Back in May, when Nvidia divulged some of the new features of its top-end GK110 graphics chip, the company said that two new features of the GPU, Hyper-Q and Dynamic Parallelism, would help GPUs run more efficiently and without the CPU butting in all the time. Nvidia is now dribbling out some benchmark test results ahead of the …
Pretty charts. However, without Crysis 2 benchmark scores, this article is just a regurgitated press release.
Of course, this recycled press-release details the reason why nVidia decided to sell a midrange graphics chip (the GK104) as a high end GPU. The real high-end chip has been held back for (far more lucrative) sale to supercomputer companies. Thrilling.
The daft thing is if it hadn't been for gamers buying several generations of their products over the past decade and a bit, nVidia wouldn't even have been in a position to do what they're doing now. Yet gamers get sold overpriced slops whilst what would have been a really stunning GPU gets sold for a completely different use.
You need this level of double precision compute for gaming? ...and all that other complexity too?
I'm also not sure it's appropriate to describe the GK104 core as "mid grade" for graphics. The GK110 core was designed for a completely different processing load profile (i.e. compute instead of graphics) - it is quite possible, if not likely that it will perform worse than the GK104 core for gaming.
Anyone interested in scheduling and intercommunication issues in systems with massive thread count should take a look at the August issue of IEEE Computer. Of course, the IEEE has still not convinced itself to fully move that magazine in front of the paywall, but one can easily snarf it from the neighbour or the library.
Pray Tell ..... for Such is Immaculate Treasure Always to Be Best Shared.
Do you know, Destroy All Monsters, of a better live virtual computer operating systems magazine/arsenal of intercommunicating thread systems, in front of or even behind any great idiot firewalls, than El Reg?
In the Beginning v2.0, was there Truth for Light and Further Enlightenment ....
.... with Mentoring and Monitoring Virtual Instruction and Constructions.
And the really simple Cryptome/Wikileaks model of selfless sharing of any and all information for Advanced Intelligence [and for Advanced IntelAIgents too] with ITs inevitable destruction of perverse exclusive use corrupt content management silos is the relentless and unstoppable change that Internetional Pioneers and Fab ARGonauts are delivering to Create with AI, Futures and Derivative Capital Ventures for Virtual Machinery and Global Operating Devices to Share with SMARTR Operating Systems ...... and Mass Administrators with Proxy Governmental Bodies' Enduring Power of Attorney aka Remote Virtual Power Control of Puppet Mastery.

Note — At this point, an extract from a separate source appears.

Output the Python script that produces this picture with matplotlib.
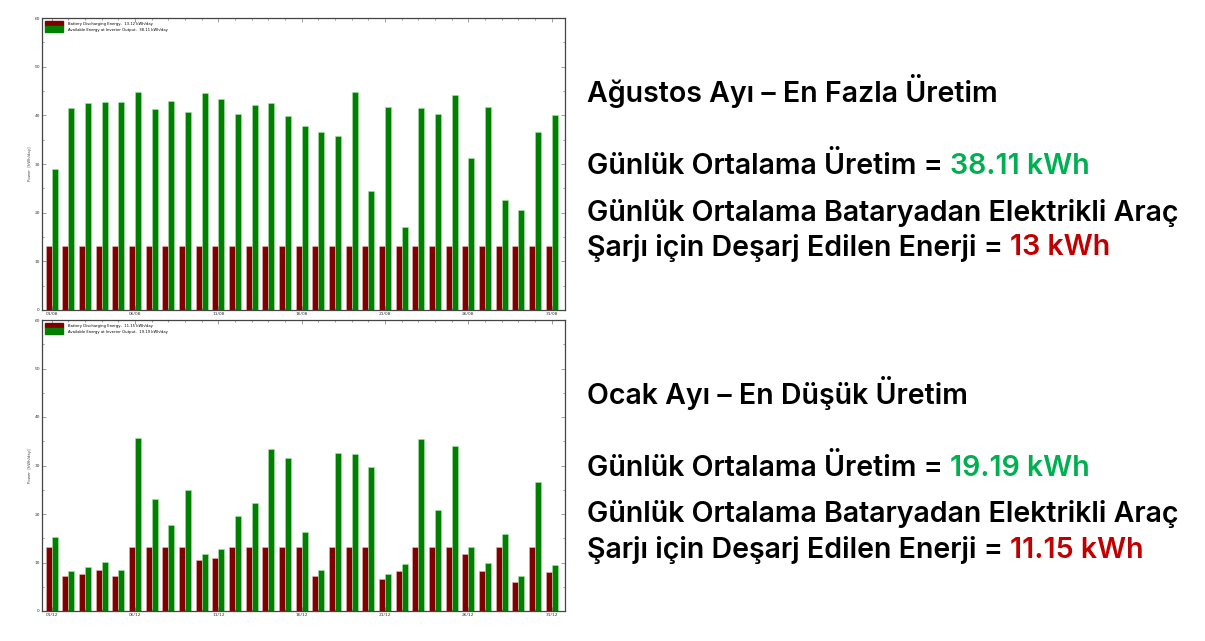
import numpy as np
import matplotlib
matplotlib.use("Agg")
import matplotlib.pyplot as plt
from matplotlib.ticker import MultipleLocator, FixedLocator
from matplotlib.patches import Patch

# August (highest production)
aug_days = np.arange(1, 32)
aug_battery = [13.12] * 31
aug_inverter = [29.0, 41.5, 42.5, 42.8, 42.8, 44.8, 41.3, 43.0, 40.7, 44.6,
                43.4, 40.3, 42.2, 42.6, 39.9, 37.9, 36.6, 35.7, 44.7, 24.4,
                41.7, 17.0, 41.6, 40.3, 44.2, 31.2, 41.7, 22.7, 20.5, 36.6, 40.1]
aug_ticks = ["01/08", "06/08", "11/08", "16/08", "21/08", "26/08", "31/08"]

# January (lowest production)
jan_days = np.arange(1, 32)
jan_battery = [13.1, 7.2, 7.7, 8.5, 7.2, 13.1, 13.1, 13.1, 13.1, 10.6,
               10.95, 13.1, 13.1, 13.1, 13.1, 13.1, 7.3, 13.1, 13.1, 13.1,
               6.6, 8.3, 13.1, 13.1, 13.1, 11.7, 8.2, 13.1, 6.0, 13.1, 8.1]
jan_inverter = [15.2, 8.3, 9.1, 10.1, 8.4, 35.7, 23.1, 17.7, 24.9, 11.8,
                12.7, 19.5, 22.3, 33.4, 31.5, 16.3, 8.5, 32.6, 32.4, 29.7,
                7.6, 9.6, 35.5, 20.9, 34.0, 13.2, 9.8, 15.8, 7.2, 26.7, 9.4]
jan_ticks = ["01/12", "06/12", "11/12", "16/12", "21/12", "26/12", "31/12"]

legend_batt = ["Battery Discharging Energy,  13.12 kWh/day",
               "Battery Discharging Energy,  11.15 kWh/day"]
legend_inv = ["Available Energy at Inverter Output,  38.11 kWh/day",
              "Available Energy at Inverter Output,  19.19 kWh/day"]

RED = "#7f0000"
GREEN = "#008000"

W, H = 1205, 641
fig = plt.figure(figsize=(W / 100, H / 100), dpi=100)


def bar_chart(rect, days, batt, inv, ticks, lab_b, lab_i):
    ax = fig.add_axes(rect)
    w = 0.36
    ax.bar(days - w / 2, batt, width=w, color=RED, edgecolor="#e8b0b0", linewidth=0.4)
    ax.bar(days + w / 2, inv, width=w, color=GREEN, edgecolor="#a8e0a8", linewidth=0.4)
    ax.set_xlim(0.42, 31.8)
    ax.set_ylim(0, 60)
    ax.xaxis.set_major_locator(FixedLocator([1, 6, 11, 16, 21, 26, 31]))
    ax.set_xticklabels(ticks)
    ax.xaxis.set_minor_locator(MultipleLocator(1))
    ax.yaxis.set_major_locator(MultipleLocator(10))
    ax.yaxis.set_minor_locator(MultipleLocator(5))
    ax.tick_params(which="both", direction="in", top=True, right=True,
                   labelsize=3.2, colors="#555555", labelcolor="#333333",
                   width=0.4, pad=1.5)
    ax.tick_params(which="major", length=3)
    ax.tick_params(which="minor", length=1.5)
    for s in ax.spines.values():
        s.set_linewidth(0.9)
        s.set_color("#444444")
    ax.set_ylabel("Power  [kWh/day]", fontsize=2.8, color="#444444", labelpad=2)
    handles = [Patch(facecolor=RED, edgecolor=RED), Patch(facecolor=GREEN, edgecolor=GREEN)]
    ax.legend(handles, [lab_b, lab_i], loc="upper left", fontsize=2.7,
              frameon=False, handlelength=5.0, handleheight=2.0,
              labelspacing=0.0, handletextpad=1.3, borderaxespad=0.5,
              borderpad=0.2)
    return ax


bar_chart([42 / W, 1 - 310 / H, 523 / W, 292 / H], aug_days, aug_battery,
          aug_inverter, aug_ticks, legend_batt[0], legend_inv[0])
bar_chart([42 / W, 1 - 611 / H, 523 / W, 291 / H], jan_days, jan_battery,
          jan_inverter, jan_ticks, legend_batt[1], legend_inv[1])

# right-hand text block
FONT = ["Inter", "DejaVu Sans"]
WEIGHT = "semibold"
fig.canvas.draw()
renderer = fig.canvas.get_renderer()

probe = fig.text(0, 0, "Günlük Ortalama Bataryadan Elektrikli Araç", fontsize=20,
                 family=FONT, weight=WEIGHT)
pw = probe.get_window_extent(renderer).width
probe.remove()
fs = 20 * 593 / pw

lines = [
    (88, [("Ağustos Ayı – En Fazla Üretim", "black")]),
    (163, [("Günlük Ortalama Üretim = ", "black"), ("38.11 kWh", "#00b050")]),
    (210, [("Günlük Ortalama Bataryadan Elektrikli Araç", "black")]),
    (245, [("Şarjı için Deşarj Edilen Enerji = ", "black"), ("13 kWh", "#c00000")]),
    (390, [("Ocak Ayı – En Düşük Üretim", "black")]),
    (465, [("Günlük Ortalama Üretim = ", "black"), ("19.19 kWh", "#00b050")]),
    (511, [("Günlük Ortalama Bataryadan Elektrikli Araç", "black")]),
    (547, [("Şarjı için Deşarj Edilen Enerji = ", "black"), ("11.15 kWh", "#c00000")]),
]

for ypx, parts in lines:
    x = 587
    for txt, col in parts:
        t = fig.text(x / W, 1 - ypx / H, txt, fontsize=fs, family=FONT,
                     weight=WEIGHT, color=col, va="center_baseline", ha="left")
        ext = t.get_window_extent(renderer)
        x = ext.x1

fig.savefig("out.png", dpi=100)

So let me get this straight....
If I'm using Blender with this baby installed and enable the cycles renderer (CUDA enabled) in GPU+CPU mode in real time, it's going to render like the proverbial waste material off a shovel?
Anyone know how much this beast will cost? 10k+?
Re: So let me get this straight....
K10 prices were not announced by Nvidia, but buy.com has one listed for $4,000. Which sounds about right based on the Fermi M2090 prices I have seen at server makers.
It must be tempting for Nvidia to think they can charge $10,000 for the K20. Three times the flops for three times the price is not a price/performance improvement. So I am thinking maybe $6,000 is a reasonable price if it can hit the performance levels El Reg is estimating.
We'll see. And a lot, of course, depends on Xeon Phi prices, which no doubt will be lower per flops than whatever Nvidia charges.
Re: So let me get this straight....
I think you'll need to wait for the more in depth reviews to come out closer to launch. I'm not really familiar with Blender but two things to consider: 1) is the compute load profile of Blender a good match for the GK110 cores (heavy on DP) vs. GK104 (more focused on SP) and 2) will Blender ever be optimised to make use of the more advanced features (Dynamic Parallelism at least, not sure if Hyper-Q would matter on this scenario) in the K20?
Raw horsepower is all well and good, but you need to keep in mind that this solution - like the Phi in many respects - has been built for a specialised processing profile that may not be (and on average likely will not be) a good match for more common workloads (gaming in particular, but the articles I have read point to graphics in general).
The big question for you I think, is if Blender is a DP heavy app... if so, then you might want to follow the K20 more closely, and if not then the lower cost options may be a better fit. Of course, Dynamic Parallelism could be a factor to consider too if Blender decides to support it.
Single Precision, Double Precision, and TDP on the K10 vs. K20
"The Nvidia Tesla "K10" compute card is based on two GK104 GPUs that deliver an aggregate peak performance of 4.58TFLOPS single precision, 0.190TFLOPS double precision." (Source) and a "225 watt thermal envelope" (source)
"El Reg expects for the GK110 to deliver just under 2 teraflops of raw DP floating point performance at 1GHz clock speeds on the cores and maybe 3.5 teraflops at single precision." (from the article today) and "[has a TDP of 300 Watts]" (source)
I can't find any stats on memory bandwidth for the K20 - which is another important horsepower type statistic. The K10 has 320GB/s.